There are quite a few ways you could approch this problem, and HTML5 is unnecessary (and unless your planning on going the canvas route, irrelevent). so the direction you choose to take this in is really a matter of preference and target audience (browser support). I am going to make the assumption you are using jquery here, although any method of dom manipulation should port fine.

In the ancient days, ala the pyrimids, babalyon, the invention of the pythagoran theorem, and using tables to describe the layout of a page, the W3C oracles gifted us a tag for what they called the "image maps" (http://www.w3schools.com/tags/tag_map.asp). This is what all those "find-em" games were written in back in the 90's and early 2000's. This is probably going to yield the best browser support due to how long support for this has been around, but is riddled with its own pesks, and there are simply better ways to approch the problem provided you are not interested in support for browsers over 10 years old.

In more modern days, the approch you suggested is a little more valid, though not nearly as limited to an "image" (in fact, thats hardly your best solution). Using javascript, you can easily bind yourself to the click event of ANY element. The 1st argument to the click event contains a browser-dependent location (I believe pageX/pageY, but this is one of those things that is generally normalized by api's like jquery,mootools,or prototype which you should certainly use). You connect to this event, You can have a div with a background-image representing your star-map, or an img with a src pointing to one, or a blank div with stars as individual html sprites (positioned div's with a transparent background image that looks like a star), etc. If you have the stars as indiviual elements placed on the page, you can simply bind to THEIR click events, and you will instantly know what star they click, changing the src or background-image of the star as needed. If you are using a background image with no individual elements for stars, then you will want to take the mouseX/Y location, offset it by the parent element (the starmap)'s position, in order to get a normalized starmapX/starmapY value. You then can have a bucket with all of your stars x y and radius. Then simply calculate a hit test to see if your normalized vector would be within the circles. Regardless of which the directions you take here, you should now have the "star" that was clicked (or lack thereof).

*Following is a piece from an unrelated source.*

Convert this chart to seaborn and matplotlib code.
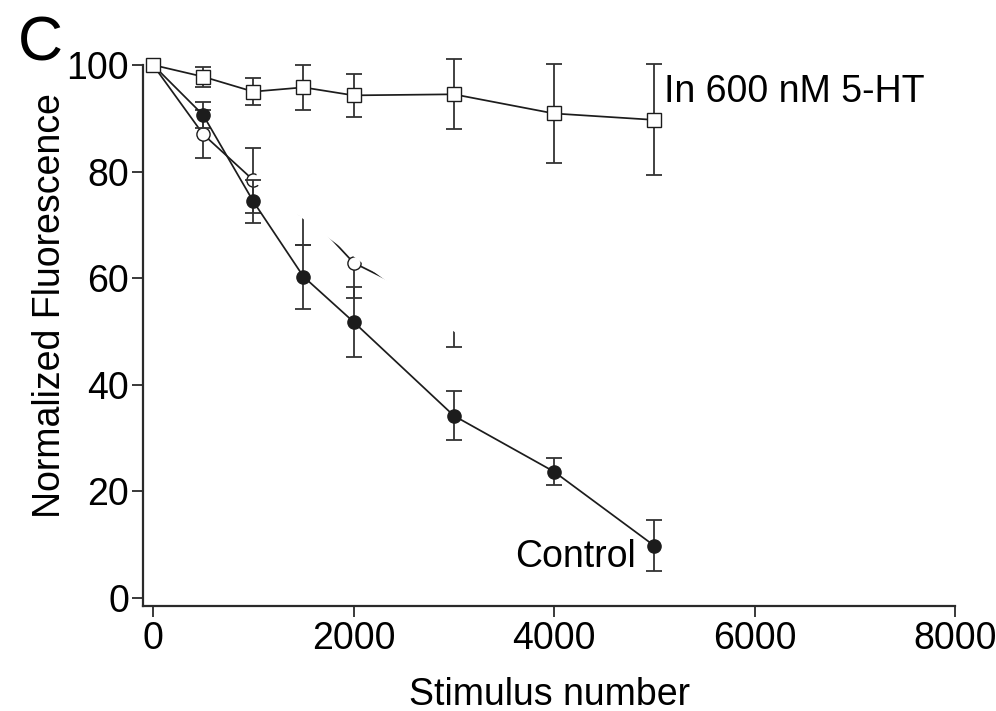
import matplotlib
matplotlib.use("Agg")
import matplotlib.pyplot as plt
from matplotlib.patches import Polygon
import seaborn as sns

# Normalized fluorescence (mean, SEM) versus stimulus number
stimulus = [0, 500, 1000, 1500, 2000, 3000, 4000, 5000]
serotonin_mean = [100, 97.8, 95.0, 95.8, 94.3, 94.5, 90.9, 89.7]
serotonin_sem = [0, 1.9, 2.6, 4.2, 4.0, 6.6, 9.3, 10.4]
control_mean = [100, 90.6, 74.4, 60.3, 51.8, 34.2, 23.7, 9.8]
control_sem = [0, 2.5, 4.1, 6.0, 6.5, 4.6, 2.5, 4.8]
open_stimulus = [0, 500, 1000, 1500, 2000, 3000]
open_mean = [100, 87.0, 78.4, 73.0, 62.9, 53.5]
open_sem = [0, 4.5, 6.1, 6.8, 6.7, 6.4]

x_ticks = [0, 2000, 4000, 6000, 8000]
y_ticks = [0, 20, 40, 60, 80, 100]

sns.set_theme(style="ticks")
plt.rcParams["font.family"] = ["Liberation Sans", "DejaVu Sans"]
plt.rcParams["text.color"] = "black"

INK = "#1c1c1c"
BAR = "#333333"

fig = plt.figure(figsize=(9.96, 7.11), dpi=100)
ax = fig.add_axes([0.1436, 0.1477, 0.8153, 0.7609])


def draw_series(x, mean, sem, marker, size, face, z):
    bx = [xi for xi, s in zip(x, sem) if s > 0]
    by = [m for m, s in zip(mean, sem) if s > 0]
    bs = [s for s in sem if s > 0]
    ax.errorbar(bx, by, yerr=bs, fmt="none", ecolor=BAR, elinewidth=1.3,
                capsize=5.5, capthick=1.3, zorder=z, clip_on=False)
    sns.lineplot(x=x, y=mean, ax=ax, color=INK, linewidth=1.25, marker=marker,
                 markersize=size, markerfacecolor=face, markeredgecolor=INK,
                 markeredgewidth=1.0, sort=False, errorbar=None, legend=False,
                 zorder=z + 0.5, clip_on=False)


draw_series(open_stimulus, open_mean, open_sem, "o", 9.5, "white", 2)

# white patch laid over the middle stretch of the open-circle trace
ax.add_patch(Polygon([(1015, 77.9), (1085, 84.1), (3200, 66.0), (3200, 47.2)],
                     closed=True, facecolor="white", edgecolor="none", zorder=3))

draw_series(stimulus, control_mean, control_sem, "o", 9.5, INK, 4)
draw_series(stimulus, serotonin_mean, serotonin_sem, "s", 10, "white", 4)

ax.set_xlim(-100, 8000)
ax.set_ylim(-1.5, 100)
ax.set_xticks(x_ticks)
ax.set_yticks(y_ticks)
ax.set_xticklabels([str(t) for t in x_ticks])
ax.set_yticklabels([str(t) for t in y_ticks])

for side in ("top", "right"):
    ax.spines[side].set_visible(False)
for side in ("left", "bottom"):
    ax.spines[side].set_linewidth(1.6)
    ax.spines[side].set_color("#2a2a2a")

ax.tick_params(axis="both", length=8, width=1.3, color="#2a2a2a",
               labelsize=27, labelcolor="black")
ax.tick_params(axis="x", pad=3)
ax.tick_params(axis="y", pad=2)

ax.set_xlabel("Stimulus number", fontsize=27, labelpad=14, color="black")
ax.set_ylabel("Normalized Fluorescence", fontsize=27, color="black")
ax.yaxis.set_label_coords(-0.0924, 0.556)

ax.text(5100, 93.0, "In 600 nM 5-HT", fontsize=27, ha="left", va="baseline",
        color="black")
ax.text(4820, 5.8, "Control", fontsize=27, ha="right", va="baseline",
        color="black")
fig.text(0.018, 0.9156, "C", fontsize=45, ha="left", va="baseline",
         color="black")

fig.savefig("out.png", dpi=100)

When it comes to visually showing your selection, canvas not-withstanding, one solution would be to CREATE the stars THAT WERE SELECTED by simply adding an absolutely positioned div or image on valid click (just make sure the starmap itself is positioned, hence why using the PAGE may be a bad idea). This could be a background-transparent image that goes ON TOP of the star to show its selected, or any number of tags. Furthermore, bind to the created tags click events (on create) so that you can toggle on and off stars which were selected, which removes the element. You may want to consider using delegated events here, to cut the number of event handles down.

Constallations can then be arrays of stars, probably indexed multiple times with an index for each star it spans (allowing you to quickly derive which constallations are currently being clicked). You should also store your selected stars, along with a reference to whatever represents it, to aid in finding/clearing/deleting it later.